KOOZ How necessary is it to rethink and redesign our current economic, ecologic and material dependencies in light of our contemporary environmental and social crisis?
LB | LS | EZ Tremendously. We are about to pay the bill for our short-term thinking. Too often the motivation for human action is purely financial and too often the ecological and, thus, societal consequences are not taken into account. Economic mechanisms need to be developed that reward long-term ecological actions. In theory, the formula should be simple: Diverse ecosystems equal diverse social systems. Diverse social systems equal diverse economic opportunities. Creating economic opportunities should mean creating diverse ecosystems and so on. In practice that is, of course, far more complex. Nevertheless, we believe that such dependencies and interrelations can and, actually, should be designed. Therefore, we think that we have to overcome an architecture of pure forms and aesthetics to produce an architecture of processes that in-form over time.

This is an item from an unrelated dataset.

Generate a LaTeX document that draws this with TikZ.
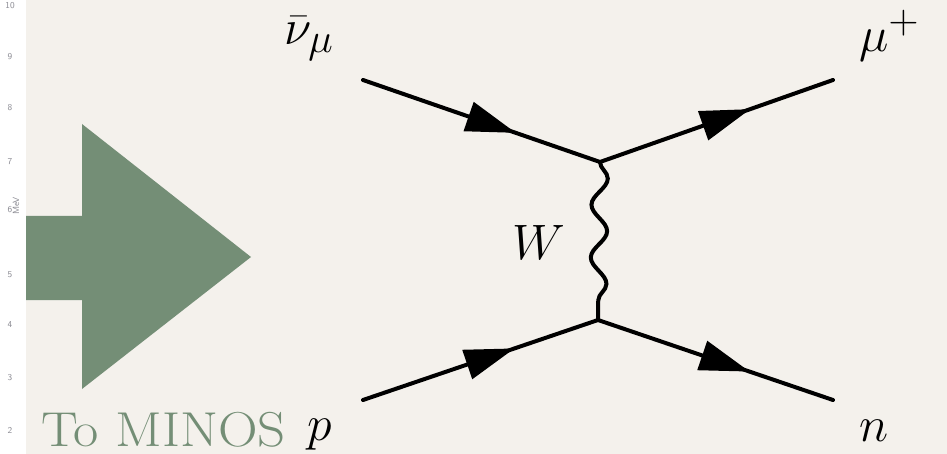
\documentclass[tikz,border=0pt]{standalone}
\usepackage{tikz}
\usetikzlibrary{positioning, arrows.meta, decorations.markings, decorations.pathmorphing}
\definecolor{slidebg}{RGB}{244,241,236}
\definecolor{minosgreen}{RGB}{116,142,118}
\definecolor{ticknum}{RGB}{140,140,148}
\tikzset{
    fermion/.style={line width=4pt, color=black, line cap=round, postaction={decorate},
        decoration={markings, mark=at position 0.645 with {\arrow{Triangle[length=50pt, width=30pt]}}}},
    boson/.style={line width=4pt, color=black, decorate, decoration={snake, segment length=52.7pt, amplitude=8pt}},
    partlbl/.style={font=\fontsize{24.88}{30}\selectfont, scale=2, inner sep=0pt},
    ticklbl/.style={font=\sffamily\fontsize{9}{10}\selectfont, text=ticknum, inner sep=0pt},
    bigarrow/.style={fill=minosgreen, draw=none}
}
\begin{document}
\begin{tikzpicture}[x=1pt, y=-1pt]
            % Slide background
            \useasboundingbox (0,0) rectangle (947,454);
            \fill[slidebg] (0,0) rectangle (947,454);
            \fill[white] (0,0) rectangle (26,454);

            % Leftover axis of the plot behind
            \foreach \val/\ypos in {10/6, 9/57, 8/108, 7/162, 6/210, 5/275, 4/325, 3/378, 2/430}
                \node[ticklbl] at (10,\ypos) {\val};
            \node[ticklbl, rotate=90] at (16,206) {MeV};

            % Big green arrow
            \fill[bigarrow] (26,216) -- (82,216) -- (82,124) -- (251,257) -- (82,389) -- (82,300) -- (26,300) -- cycle;
            \node[anchor=base west, inner sep=0pt, xscale=1.12, font=\fontsize{49}{56}\selectfont, text=minosgreen] (minos) at (41,446) {To MINOS};

            % Vertices and free ends
            \coordinate (vtop) at (600,162);
            \coordinate (vbot) at (598,320);
            \coordinate (nuin) at (363,80);
            \coordinate (muout) at (833,80);
            \coordinate (pin) at (363,400);
            \coordinate (nout) at (833,400);

            % Feynman lines
            \draw[fermion] (nuin) -- (vtop);
            \draw[fermion] (vtop) -- (muout);
            \draw[fermion] (pin) -- (vbot);
            \draw[fermion] (vbot) -- (nout);
            \draw[boson] (vtop) -- (vbot);

            % Particle labels
            \node[partlbl, anchor=base west] (nubar) at (284,45) {$\bar{\nu}_\mu$};
            \node[partlbl, anchor=base west] (muplus) at (859,52) {$\mu^+$};
            \node[partlbl, anchor=base west] (proton) at (307,440) {$p$};
            \node[partlbl, anchor=base west] (neutron) at (859,441) {$n$};
            \node[partlbl, anchor=base west] (wlbl) at (512,260) {$W$};
        \end{tikzpicture}
\end{document}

The formula should be simple: Diverse ecosystems equal diverse social systems. Diverse social systems equal diverse economic opportunities.
Taking our second design chapter “Baquedano Oasis” as an example we can see that we did not focus on the shape or form of the oasis. Instead, we designed the conditions for the oasis to exist: We designed low-energy intensive desalination processes to lead to an overproduction of fresh water that eventually feeds the desert’s soil and creates new possibilities: ecologically, economically and culturally. It is the designed process that in-forms the oasis’ appearance.
KOOZ What is for you the potential of architecture as a practice which repairs and regenerates our environment?
LB | LS | EZ If architecture as a discipline hopes to respond to emerging global urgencies, it should not consider itself as separate from other ongoing processes but should rather engage with them directly. Much like the crux of the project; the miner’s house that has its material origins encoded in the three separate “mines”, the buildings we design should be allowed to adapt and respond to ongoing economic, ecological and material forces. Perhaps this would mean considering aesthetics and composition as secondary concerns and rather, letting architectural form become a spatial articulation of interdisciplinary actions. In this sense, a reparative architecture’s most vital trait would be an extensive sensitivity and awareness to whatever it is part of.
Bio
Lauritz Bohne, Lea Scherer and Edward Zammit are recent Architecture graduates from TU Delft, NL, where they collaborated on numerous academic projects including their master thesis From Mine to Mine. During their studies, they developed a focused interest in architecture at the intersection of materiality and technology. Their recent research project Meta Office - Behind The Screens of Amazon Mechanical Turks explores the hidden human labour behind Artificial Intelligence and will be part of the ‘Datapolis’ publication issued by Nai010 publishers. The work is also currently shown in the exhibition series and online publication ‘Image Capital’ by photographer Armin Linke and media historian Estelle Blaschke, displayed at Folkwang Museum, Essen (09.11.22 - 11.12.23), Fondazione MAST, Bologna (22.09.22 - 08.01.23) and Centre Pompidou, Paris (end of 2023). Based in Rotterdam, NL, the three continue to collaborate under the name ‘Meta Office’ while pursuing their individual careers. Edward works with multiple studios and designers around the Netherlands, engaging in projects that range from exhibition design to material research. Lauritz and Lea explore the potential of architecture within the current energy crisis. Working in the energy sector, they develop spatial strategies to create alternative energy grids focusing on the capacities of hydrogen.